**Problem requirements:**
Can you set down, exactly as they appear below, the lines from the opening of the material through the one bearing "17, 25, 36, 50, 66, 86, 109, 137, 170, 208];", minus the pictures?

**Information provided:**
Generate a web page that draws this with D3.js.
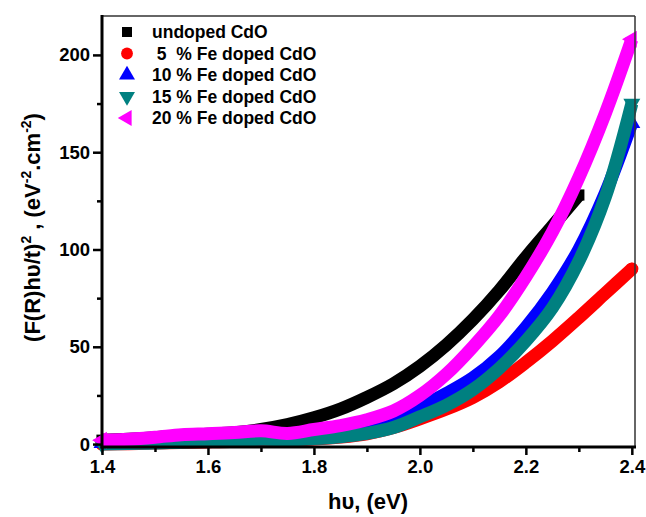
<!DOCTYPE html>
<html>
<head>
<meta charset="utf-8">
<script src="https://cdn.jsdelivr.net/npm/d3@7/dist/d3.min.js"></script>
<style>
  html, body { margin: 0; padding: 0; background: #fff; }
  svg { display: block; font-family: "Liberation Sans", Arial, sans-serif; font-weight: bold; }
  text { white-space: pre; }
</style>
</head>
<body>
<svg id="chart" width="646" height="517"></svg>
<script>
// ---------------- DATA ----------------
const hv = [1.40, 1.45, 1.50, 1.55, 1.60, 1.65, 1.70, 1.75, 1.80, 1.85, 1.90,
            1.95, 2.00, 2.05, 2.10, 2.15, 2.20, 2.25, 2.30, 2.35, 2.40];

const undopedCdO = [2.0, 2.5, 3.3, 4.3, 5.0, 5.8, 7.5, 10.0, 13.5, 18, 24,
                    31, 40, 51, 64, 79, 96, 112, 128, null, null];
const fe5CdO     = [0, 0.2, 0.5, 0.8, 1.1, 1.5, 2.2, 2.0, 2.6, 3.6, 5.3,
                    8.5, 13, 18, 24, 32, 42, 53, 65, 77.5, 90];
const fe10CdO    = [0.5, 0.8, 1.0, 1.3, 1.6, 2.0, 2.8, 2.8, 3.8, 5.5, 8.5,
                    13, 19, 26, 34, 45, 60, 78, 100, 129, 165];
const fe15CdO    = [0, 0.3, 0.5, 1.0, 1.3, 1.7, 2.5, 2.2, 2.8, 3.8, 5.5,
                    8.5, 14, 20, 28, 39, 53, 70, 94, 127, 175];
const fe20CdO    = [2.0, 2.5, 3.5, 4.8, 5.3, 5.9, 6.8, 5.5, 7.5, 9.5, 12.5,
                    17, 25, 36, 50, 66, 86, 109, 137, 170, 208];

const seriesLabels = ["undoped CdO", " 5  % Fe doped CdO", "10 % Fe doped CdO",
                      "15 % Fe doped CdO", "20 % Fe doped CdO"];
const seriesValues = [undopedCdO, fe5CdO, fe10CdO, fe15CdO, fe20CdO];

const xTicks = [1.4, 1.6, 1.8, 2.0, 2.2, 2.4];
const xMinorTicks = [1.5, 1.7, 1.9, 2.1, 2.3];
const yTicks = [0, 50, 100, 150, 200];
const yMinorTicks = [25, 75, 125, 175];

// ---------------- STYLE / LAYOUT ----------------
const colors = ["#000000", "#ff0000", "#0000ff", "#008080", "#ff00ff"];
const symbols = [
  {type: d3.symbolSquare,   rot: 0},
  {type: d3.symbolCircle,   rot: 0},
  {type: d3.symbolTriangle, rot: 0},
  {type: d3.symbolTriangle, rot: 180},
  {type: d3.symbolTriangle, rot: -90}
];

const L = 102, R = 635, T = 16, B = 447;
const svg = d3.select("#chart");

const x = d3.scaleLinear().domain([1.4, 2.406]).range([L, R]);
const y = d3.scaleLinear().domain([-1.5, 220]).range([B, T]);

// ---------------- BANDS ----------------
const bandWidth = 13;
const gData = svg.append("g");
seriesValues.forEach((vals, i) => {
  const pts = hv.map((h, j) => [h, vals[j]]).filter(d => d[1] !== null);
  const line = d3.line()
    .x(d => x(d[0]))
    .y(d => y(d[1]))
    .curve(d3.curveCatmullRom.alpha(0.5));
  gData.append("path")
    .attr("d", line(pts))
    .attr("fill", "none")
    .attr("stroke", colors[i])
    .attr("stroke-width", bandWidth)
    .attr("stroke-linejoin", "round")
    .attr("stroke-linecap", i === 1 ? "round" : "butt");
  [pts[0], pts[pts.length - 1]].forEach(p => {
    gData.append("path")
      .attr("d", d3.symbol().type(symbols[i].type).size(125)())
      .attr("transform", `translate(${x(p[0])},${y(p[1])}) rotate(${symbols[i].rot})`)
      .attr("fill", colors[i]);
  });
});

// ---------------- AXES ----------------
const xAxis = svg.append("g")
  .attr("transform", `translate(0,${B})`)
  .call(d3.axisBottom(x).tickValues(xTicks).tickFormat(d3.format(".1f"))
        .tickSize(8).tickPadding(5));
const xMinor = svg.append("g")
  .attr("transform", `translate(0,${B})`)
  .call(d3.axisBottom(x).tickValues(xMinorTicks).tickFormat("").tickSize(5));
const yAxis = svg.append("g")
  .attr("transform", `translate(${L},0)`)
  .call(d3.axisLeft(y).tickValues(yTicks).tickFormat(d3.format("d"))
        .tickSize(9).tickPadding(3));
const yMinor = svg.append("g")
  .attr("transform", `translate(${L},0)`)
  .call(d3.axisLeft(y).tickValues(yMinorTicks).tickFormat("").tickSize(5));

[xAxis, xMinor, yAxis, yMinor].forEach(g => {
  g.select(".domain").remove();
  g.selectAll(".tick line").attr("stroke", "#000").attr("stroke-width", 2.5);
  g.selectAll(".tick text")
    .attr("fill", "#000")
    .style("font-family", "'Liberation Sans', Arial, sans-serif")
    .style("font-weight", "bold")
    .style("font-size", "18.5px");
});

// frame
svg.append("line").attr("x1", L).attr("x2", R).attr("y1", T).attr("y2", T)
  .attr("stroke", "#333").attr("stroke-width", 1.5);
svg.append("line").attr("x1", R).attr("x2", R).attr("y1", T).attr("y2", B)
  .attr("stroke", "#333").attr("stroke-width", 1.5);
svg.append("line").attr("x1", L).attr("x2", L).attr("y1", T - 1).attr("y2", B + 1.5)
  .attr("stroke", "#000").attr("stroke-width", 3);
svg.append("line").attr("x1", L - 1.5).attr("x2", R + 1).attr("y1", B).attr("y2", B)
  .attr("stroke", "#000").attr("stroke-width", 3);

// ---------------- AXIS TITLES ----------------
svg.append("text")
  .attr("x", (L + R) / 2 - 0.5).attr("y", 509)
  .attr("text-anchor", "middle")
  .style("font-size", "22px")
  .text("hυ, (eV)");

const yt = svg.append("text")
  .attr("transform", `translate(40,${(T + B) / 2 - 4}) rotate(-90)`)
  .attr("text-anchor", "middle")
  .style("font-size", "22px");
yt.append("tspan").text("(F(R)hυ/t)");
yt.append("tspan").attr("dy", -9).style("font-size", "14px").text("2");
yt.append("tspan").attr("dy", 9).text(" , (eV");
yt.append("tspan").attr("dy", -9).style("font-size", "14px").text("-2");
yt.append("tspan").attr("dy", 9).text(".cm");
yt.append("tspan").attr("dy", -9).style("font-size", "14px").text("-2");
yt.append("tspan").attr("dy", 9).text(")");

// ---------------- LEGEND ----------------
const legend = svg.append("g");
seriesLabels.forEach((lab, i) => {
  const cy = 32 + i * 21.5;
  legend.append("path")
    .attr("d", d3.symbol().type(symbols[i].type).size(i === 0 ? 100 : 110)())
    .attr("transform", `translate(127,${cy}) rotate(${symbols[i].rot})`)
    .attr("fill", colors[i]);
  legend.append("text")
    .attr("x", 152).attr("y", cy + 6)
    .style("font-size", "17.5px")
    .text(lab);
});
</script>
</body>
</html>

**Exercise answer:**
Generate a web page that draws this with D3.js.
<!DOCTYPE html>
<html>
<head>
<meta charset="utf-8">
<script src="https://cdn.jsdelivr.net/npm/d3@7/dist/d3.min.js"></script>
<style>
  html, body { margin: 0; padding: 0; background: #fff; }
  svg { display: block; font-family: "Liberation Sans", Arial, sans-serif; font-weight: bold; }
  text { white-space: pre; }
</style>
</head>
<body>
<svg id="chart" width="646" height="517"></svg>
<script>
// ---------------- DATA ----------------
const hv = [1.40, 1.45, 1.50, 1.55, 1.60, 1.65, 1.70, 1.75, 1.80, 1.85, 1.90,
            1.95, 2.00, 2.05, 2.10, 2.15, 2.20, 2.25, 2.30, 2.35, 2.40];

const undopedCdO = [2.0, 2.5, 3.3, 4.3, 5.0, 5.8, 7.5, 10.0, 13.5, 18, 24,
                    31, 40, 51, 64, 79, 96, 112, 128, null, null];
const fe5CdO     = [0, 0.2, 0.5, 0.8, 1.1, 1.5, 2.2, 2.0, 2.6, 3.6, 5.3,
                    8.5, 13, 18, 24, 32, 42, 53, 65, 77.5, 90];
const fe10CdO    = [0.5, 0.8, 1.0, 1.3, 1.6, 2.0, 2.8, 2.8, 3.8, 5.5, 8.5,
                    13, 19, 26, 34, 45, 60, 78, 100, 129, 165];
const fe15CdO    = [0, 0.3, 0.5, 1.0, 1.3, 1.7, 2.5, 2.2, 2.8, 3.8, 5.5,
                    8.5, 14, 20, 28, 39, 53, 70, 94, 127, 175];
const fe20CdO    = [2.0, 2.5, 3.5, 4.8, 5.3, 5.9, 6.8, 5.5, 7.5, 9.5, 12.5,
                    17, 25, 36, 50, 66, 86, 109, 137, 170, 208];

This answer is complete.